Power semiconductors are solid-state devices that control and convert electrical power. They are used in various applications, including:
- Power supplies
- Motor drives
- Renewable energy systems
- Electric vehicles
The Manufacturing Process Overview
The manufacturing process of power semiconductors involves several key steps, each critical to ensuring the performance and reliability of the final product. These steps include:
- Wafer fabrication
- Device assembly
- Testing and packaging
1. Wafer Fabrication
Wafer fabrication is the first and most critical step in the manufacturing process. It involves creating the semiconductor material and forming the basic structure of the device. The key stages include:
- Material Selection: Silicon is the most commonly used material due to its excellent electrical properties.
- Crystal Growth: High-purity silicon is melted and crystallized to form ingots.
- Wafer Slicing: The ingots are sliced into thin wafers, typically 200mm or 300mm in diameter.
2. Doping
Doping is the process of introducing impurities into the silicon wafer to alter its electrical properties. This is essential for creating p-type and n-type regions in the semiconductor. The methods include:
- Ion Implantation: Ions are accelerated and implanted into the wafer.
- Diffusion: The wafer is exposed to gaseous dopants at high temperatures.
3. Oxidation
Oxidation involves the growth of a silicon dioxide layer on the wafer’s surface. This layer serves as an insulator and protects the underlying silicon during subsequent processing steps.
4. Lithography
Lithography is used to transfer circuit patterns onto the wafer. This process includes:
- Photoresist Application: A light-sensitive material is applied to the wafer.

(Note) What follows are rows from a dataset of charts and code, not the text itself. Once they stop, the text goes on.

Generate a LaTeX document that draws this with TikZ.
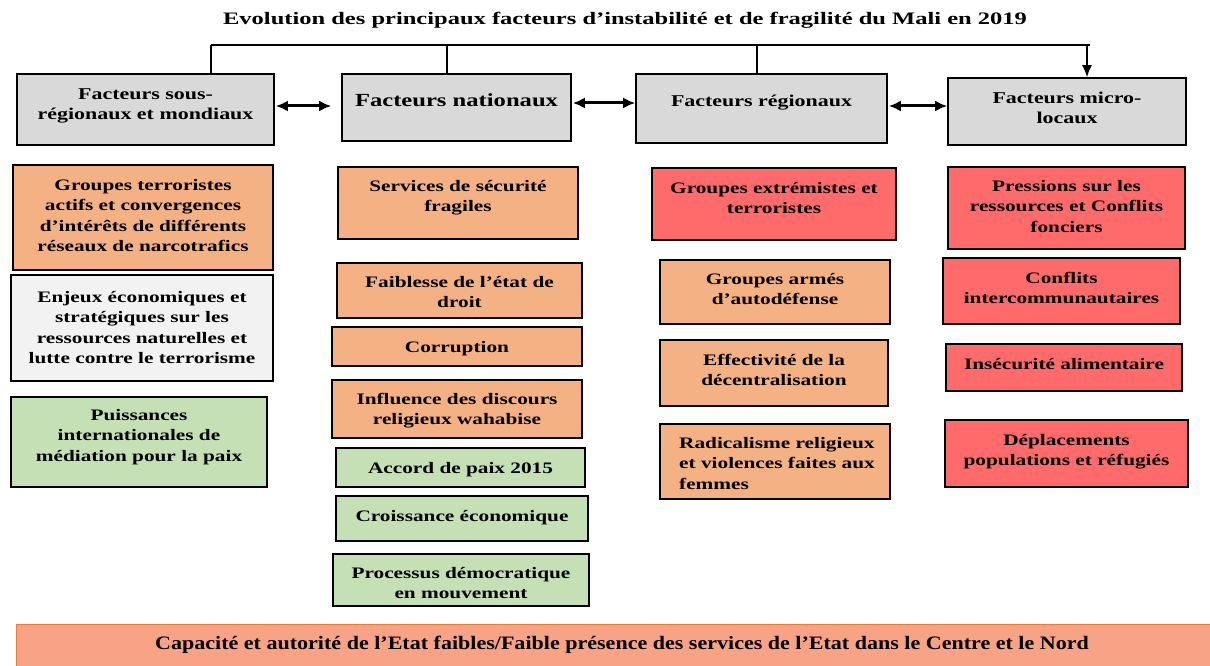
\documentclass[tikz,border=0pt]{standalone}
\usepackage{fontspec}
\usepackage{graphicx}
\setmainfont{Liberation Serif}
\usetikzlibrary{arrows.meta,fit}
\definecolor{hdr}{HTML}{D9D9D9}
\definecolor{org}{HTML}{F4B183}
\definecolor{lgr}{HTML}{F2F2F2}
\definecolor{grn}{HTML}{C5E0B4}
\definecolor{rd}{HTML}{FF6B6B}
\definecolor{sal}{HTML}{F8A386}
\definecolor{sbd}{HTML}{ED7D31}
\newcommand\sx[2][c]{\scalebox{1.33}[1]{\begin{tabular}{@{}#1@{}}#2\end{tabular}}}
\newcommand\mkbox[8]{%
  \node[bx, fill=#2, fit={(#3,#4)(#5,#6)}] (#1) {};
  \coordinate (#1c) at (0,#7);
  \node[tx] (#1t) at ([yshift=8.5pt]#1.north |- #1c) {\sx{#8}};
}
\begin{document}
\begin{tikzpicture}[x=1pt,y=-1pt,
  bx/.style={draw=black, line width=1.6pt, inner sep=0pt},
  tx/.style={inner sep=0pt, anchor=north,
    font=\fontsize{16}{20.5}\selectfont\bfseries},
  conn/.style={line width=1.5pt, draw=black},
  dbl/.style={line width=3pt, {Latex[length=12pt,width=11pt]}-{Latex[length=12pt,width=11pt]}}]
\useasboundingbox (0,0) rectangle (1210,666);
\fill[white] (0,0) rectangle (1210,666);

\node[font=\fontsize{17.5}{20}\selectfont\bfseries, inner sep=0pt] (title) at (625,20) {\scalebox{1.40}[1]{Evolution des principaux facteurs d’instabilité et de fragilité du Mali en 2019}};

% headers
\mkbox{h1}{hdr}{17}{74}{274}{145}{93}{\fontsize{16.5}{21}\selectfont Facteurs sous-\\\fontsize{16.5}{21}\selectfont régionaux et mondiaux}
\mkbox{h2}{hdr}{342}{74}{571}{141}{100}{\fontsize{18.5}{21}\selectfont Facteurs nationaux}
\mkbox{h3}{hdr}{636}{74}{887}{143}{100}{\fontsize{16.5}{21}\selectfont Facteurs régionaux}
\mkbox{h4}{hdr}{948}{78}{1186}{145}{97}{\fontsize{16.5}{21}\selectfont Facteurs micro-\\\fontsize{16.5}{21}\selectfont locaux}

% column 1
\mkbox{a1}{org}{13}{165}{273}{270}{184}{Groupes terroristes\\actifs et convergences\\d’intérêts de différents\\réseaux de narcotrafics}
\mkbox{a2}{lgr}{11}{275}{273}{381}{296}{Enjeux économiques et\\stratégiques sur les\\ressources naturelles et\\lutte contre le terrorisme}
\mkbox{a3}{grn}{11}{397}{267}{487}{414}{Puissances\\internationales de\\médiation pour la paix}

% column 2
\mkbox{b1}{org}{338}{167}{578}{239}{185}{Services de sécurité\\fragiles}
\mkbox{b2}{org}{337}{263}{582}{318}{281}{Faiblesse de l’état de\\droit}
\mkbox{b3}{org}{332}{327}{582}{366}{346}{Corruption}
\mkbox{b4}{org}{332}{380}{582}{438}{398}{Influence des discours\\religieux wahabise}
\mkbox{b5}{grn}{336}{448}{585}{487}{467}{Accord de paix 2015}
\mkbox{b6}{grn}{336}{496}{588}{541}{515}{Croissance économique}
\mkbox{b7}{grn}{333}{554}{589}{606}{572}{Processus démocratique\\en mouvement}

% column 3
\mkbox{c1}{rd}{652}{168}{896}{240}{187}{Groupes extrémistes et\\terroristes}
\mkbox{c2}{org}{660}{260}{890}{324}{278}{Groupes armés\\d’autodéfense}
\mkbox{c3}{org}{660}{340}{888}{406}{359}{Effectivité de la\\décentralisation}
\node[bx, fill=org, fit={(660,424)(890,499)}] (c4) {};
\node[tx, anchor=north west] (c4t) at (679,433.5) {\sx[l]{Radicalisme religieux\\et violences faites aux\\femmes}};

% column 4
\mkbox{d1}{rd}{948}{167}{1185}{249}{185}{Pressions sur les\\ressources et Conflits\\fonciers}
\mkbox{d2}{rd}{943}{258}{1180}{324}{277}{Conflits\\intercommunautaires}
\mkbox{d3}{rd}{946}{344}{1182}{391}{363}{Insécurité alimentaire}
\mkbox{d4}{rd}{945}{420}{1188}{487}{439}{Déplacements\\populations et réfugiés}

% bottom bar
\node[fill=sal, inner sep=0pt, fit={(17,625)(1212,668)}] (bar) {};
\draw[sbd, line width=1.2pt] (bar.south west) -- (bar.north west) -- (bar.north east);
\node[font=\fontsize{19}{22}\selectfont\bfseries, inner sep=0pt] (bart) at (622,645) {\scalebox{1.16}[1]{Capacité et autorité de l’Etat faibles/Faible présence des services de l’Etat dans le Centre et le Nord}};

% top connector
\coordinate (v1) at (211,45);
\coordinate (v2) at (447,45);
\coordinate (v3) at (757,45);
\coordinate (v4) at (1087,45);
\coordinate (vend) at (1090,45);
\draw[conn] (v1) -- (vend);
\draw[conn] (v1) -- (v1 |- h1.north);
\draw[conn] (v2) -- (v2 |- h2.north);
\draw[conn] (v3) -- (v3 |- h3.north);
\draw[conn, -{Latex[length=12pt,width=10pt]}] (v4) -- (v4 |- h4.north);

% double arrows
\coordinate (r1) at (0,106);
\coordinate (r2) at (0,103);
\draw[dbl, shorten >=10pt, shorten <=1pt] (h1.east |- r1) -- (h2.west |- r1);
\draw[dbl, shorten <=1pt] (h2.east |- r2) -- (h3.west |- r2);
\draw[dbl, shorten <=1pt] (h3.east |- r1) -- (h4.west |- r1);
\end{tikzpicture}
\end{document}
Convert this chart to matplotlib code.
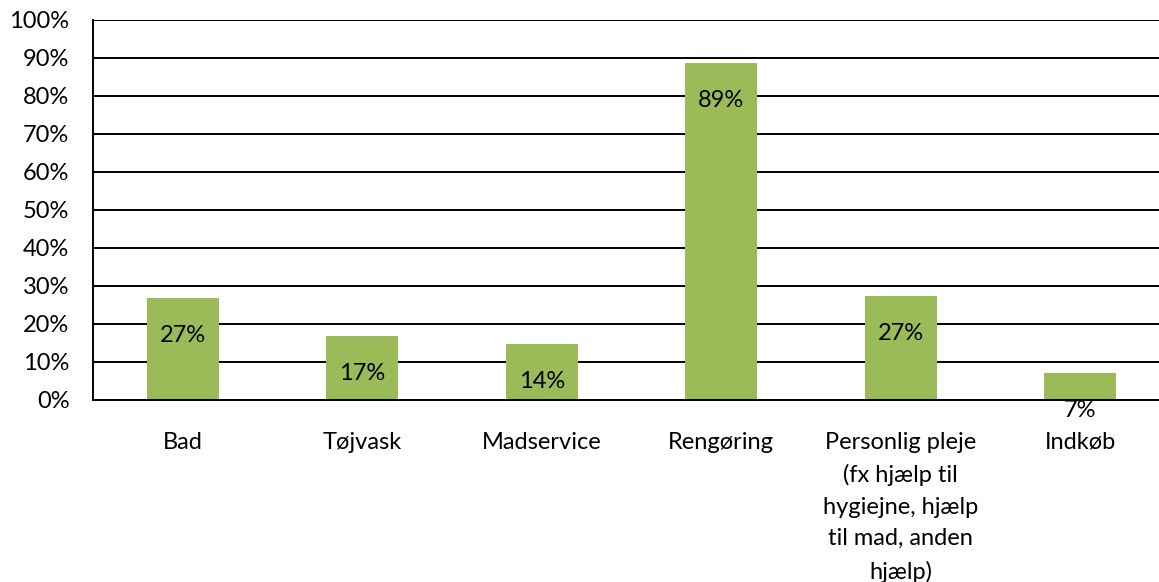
import matplotlib
matplotlib.use("Agg")
import matplotlib.pyplot as plt
from matplotlib.ticker import PercentFormatter

categories = ["Bad", "Tøjvask", "Madservice", "Rengøring",
              "Personlig pleje\n(fx hjælp til\nhygiejne, hjælp\ntil mad, anden\nhjælp)", "Indkøb"]
values = [26.8, 16.8, 14.7, 88.7, 27.4, 7.1]
labels = ["27%", "17%", "14%", "89%", "27%", "7%"]
yticks = list(range(0, 101, 10))

plt.rcParams['font.family'] = ['Lato', 'DejaVu Sans']

W, H = 1159, 582
fig = plt.figure(figsize=(W / 100, H / 100), dpi=100)
left, right, top, bottom = 93, 1170, 20, 400
ax = fig.add_axes([left / W, (H - bottom) / H, (right - left) / W, (bottom - top) / H])

x = list(range(len(categories)))
ax.set_axisbelow(True)
ax.bar(x, values, width=0.4, color="#9BBB59", zorder=2)
for xi, v, lab in zip(x, values, labels):
    ax.annotate(lab, (xi, v), xytext=(0, -27), textcoords="offset points",
                ha="center", va="center", fontsize=17, color="black", zorder=3)

ax.set_xlim(-0.5, len(categories) - 0.5)
ax.set_ylim(0, 100)
ax.set_yticks(yticks)
ax.yaxis.set_major_formatter(PercentFormatter(decimals=0))
ax.grid(axis="y", color="black", linewidth=1.4)
ax.set_xticks(x)
ax.set_xticklabels(categories, fontsize=17, linespacing=1.62, va="top")
ax.tick_params(axis="x", length=0, pad=23)
ax.tick_params(axis="y", length=0, pad=17, labelsize=17)
for s in ["top", "right"]:
    ax.spines[s].set_visible(False)
ax.spines["left"].set_linewidth(1.4)
ax.spines["bottom"].set_linewidth(1.4)

fig.savefig("out.png", dpi=100)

- Exposure: The wafer is exposed to ultraviolet light through a mask.
- Development: The exposed photoresist is developed, revealing the desired pattern.
5. Etching
Etching removes unwanted material from the wafer, creating the intricate patterns required for the semiconductor devices. This can be done using:
- Wet Etching: Chemical solutions are used to dissolve specific materials.
- Dry Etching: Plasma is used to etch away material in a controlled manner.
6. Metallization
Metallization involves depositing metal layers onto the wafer to create electrical contacts. This is typically done using:
- Sputtering: Metal atoms are ejected from a target and deposited on the wafer.
- Evaporation: Metal is heated until it vaporizes and condenses on the wafer.
2. Device Assembly
Once the wafer fabrication is complete, the next step is device assembly. This involves cutting the wafer into individual chips and packaging them for use. The process includes:
- Wafer Dicing: The wafer is sliced into individual semiconductor chips.
- Die Bonding: Each chip is attached to a substrate for electrical connections.
- Wire Bonding: Thin wires are bonded to connect the chip to external terminals.
3. Testing and Packaging
After assembly, each semiconductor device undergoes rigorous testing to ensure functionality and performance. The key steps include:
- Electrical Testing: Devices are tested for electrical performance under various conditions.
- Thermal Testing: Devices are subjected to temperature variations to assess reliability.
- Final Packaging: Successful devices are packaged into protective casings for distribution.
Conclusion
The manufacturing process of power semiconductors is complex and involves multiple stages, from wafer fabrication to device assembly and testing. Understanding these processes is vital for students and educators in the field of electrical engineering, as it lays the foundation for future innovations in technology.